Unexpected Fame

Unexpected Fame was Originally Posted on February 22, 2014 by

Decades ago I was living in Maryland and a Ham Radio operator. We used to be involved in many activities where we could provide communications. In fact, part of our group was headed to the Air Florida disaster (to help provide communications between police, fire and rescue personnel). We were stopped short of helping because a Metro subway car was stuck in between stations due to ice and we had no way downtown.

One happier event was the annual Cherry Blossom Parade in DC. We would station Hams along the route with walkies-talkies and set up a base station in a central location to coordinate the activities. We would coordinate when the floats would step off with the parade coordinator who was constantly changing locations.

One year I was one of the Net Controllers, the main communicator of the group. We used the base station of the Smithsonian Institute which was located in their American History building behind a glass window (both to keep people from playing with the equipment and to keep noise away from the radio mike).

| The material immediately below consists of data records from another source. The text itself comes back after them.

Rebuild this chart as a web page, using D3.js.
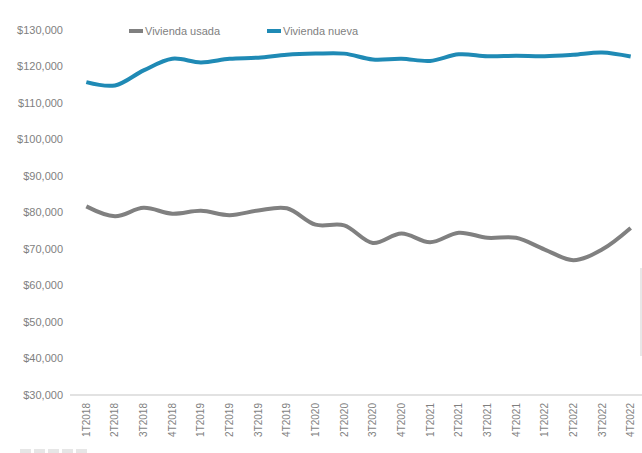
<!DOCTYPE html>
<html>
<head>
<meta charset="utf-8">
<script src="https://cdn.jsdelivr.net/npm/d3@7"></script>
<style>
  html, body { margin: 0; padding: 0; background: #fff; }
  svg { display: block; font-family: "Liberation Sans", Arial, sans-serif; }
</style>
</head>
<body>
<svg id="chart" width="642" height="453"></svg>
<script>
const categories = ["1T2018","2T2018","3T2018","4T2018","1T2019","2T2019","3T2019","4T2019",
  "1T2020","2T2020","3T2020","4T2020","1T2021","2T2021","3T2021","4T2021",
  "1T2022","2T2022","3T2022","4T2022"];
const viviendaUsada = [81600, 78900, 81200, 79600, 80400, 79200, 80500, 81100,
  76600, 76400, 71600, 74200, 71800, 74400, 73000, 73000,
  69800, 66900, 69800, 75700];
const viviendaNueva = [115600, 114700, 118800, 122000, 121000, 122000, 122300, 123100,
  123400, 123400, 121800, 122000, 121400, 123200, 122700, 122800,
  122700, 123100, 123700, 122600];
const yTicks = [30000, 40000, 50000, 60000, 70000, 80000, 90000, 100000, 110000, 120000, 130000];
const seriesNames = ["Vivienda usada", "Vivienda nueva"];
const seriesColors = ["#808080", "#1f8ab5"];

const svg = d3.select("#chart");
const x = d3.scaleBand().domain(categories).range([72, 645]).padding(0);
const y = d3.scaleLinear().domain([30000, 130000]).range([395, 29.5]);
const cx = d => x(d) + x.bandwidth() / 2;

// baseline
svg.append("line")
  .attr("x1", 70).attr("x2", 642)
  .attr("y1", y(30000)).attr("y2", y(30000))
  .attr("stroke", "#d9d9d9").attr("stroke-width", 1.5);

// y axis labels
const yAxis = d3.axisLeft(y).tickValues(yTicks).tickSize(0).tickPadding(0)
  .tickFormat(d => "$" + d3.format(",")(d));
const gy = svg.append("g").attr("transform", "translate(63,0)").call(yAxis);
gy.select(".domain").remove();
gy.selectAll("text").attr("fill", "#7f7f7f").attr("font-size", 11)
  .attr("font-family", "'Liberation Sans', Arial, sans-serif");

// x axis labels
const xAxis = d3.axisBottom(x).tickSize(0).tickPadding(0);
const gx = svg.append("g").attr("transform", "translate(0,403)").call(xAxis);
gx.select(".domain").remove();
gx.selectAll("text")
  .attr("fill", "#7f7f7f").attr("font-size", 10)
  .attr("font-family", "'Liberation Sans', Arial, sans-serif")
  .attr("transform", "rotate(-90)")
  .attr("text-anchor", "end")
  .attr("x", 0).attr("y", 0).attr("dy", "0.35em");

// lines
const line = d3.line()
  .x((d, i) => cx(categories[i]))
  .y(d => y(d))
  .curve(d3.curveCatmullRom.alpha(0.5));

[viviendaUsada, viviendaNueva].forEach((vals, k) => {
  svg.append("path")
    .datum(vals)
    .attr("d", line)
    .attr("fill", "none")
    .attr("stroke", seriesColors[k])
    .attr("stroke-width", 4)
    .attr("stroke-linecap", "butt")
    .attr("stroke-linejoin", "round");
});

// legend
const legendX = [129, 267];
seriesNames.forEach((name, k) => {
  const g = svg.append("g").attr("transform", `translate(${legendX[k]},31)`);
  g.append("line").attr("x1", 0).attr("x2", 14).attr("y1", 0).attr("y2", 0)
    .attr("stroke", seriesColors[k]).attr("stroke-width", 4);
  g.append("text").attr("x", 16).attr("y", 0).attr("dy", "0.35em")
    .attr("fill", "#7f7f7f").attr("font-size", 11).text(name);
});

// faint decorations at edges
[20, 34, 48, 62, 76].forEach(px => {
  svg.append("rect").attr("x", px).attr("y", 449).attr("width", 11).attr("height", 4)
    .attr("fill", "#e6e6e6");
});
svg.append("rect").attr("x", 640).attr("y", 268).attr("width", 2).attr("height", 88)
  .attr("fill", "#e8e8e8");
</script>
</body>
</html>
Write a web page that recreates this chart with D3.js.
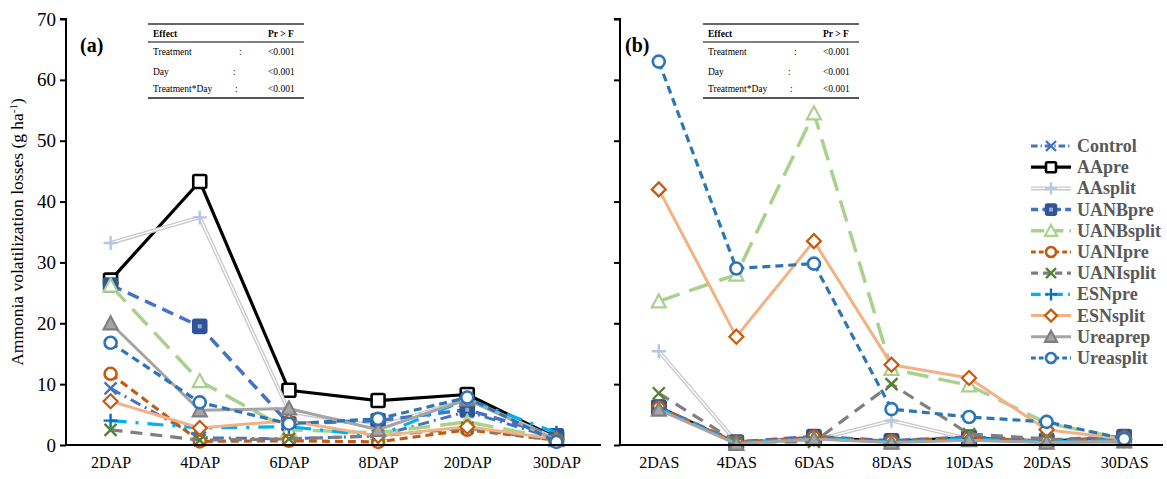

As the parade progressed and I helped direct stations to move and so on, I found that there were a couple of stations who were weak in audio. I sat there listening carefully to the headset, staring out upon Archie Bunkers chair from the TV show All In The Family. It was then that the whole event came into focus for me. A couple was walking nearby, looking at the chair and then at me inside a glassed window, where a sign under the glass read something like NN3SI standing for Nation of Nations, Smithsonian Institution. When I heard what I needed to and raised the mike to my lips, the couple seemed startled. They had assumed I was a mannequin as many of the other exhibits contained.

So I guess I can say that I was once an exhibit at the Smithsonian!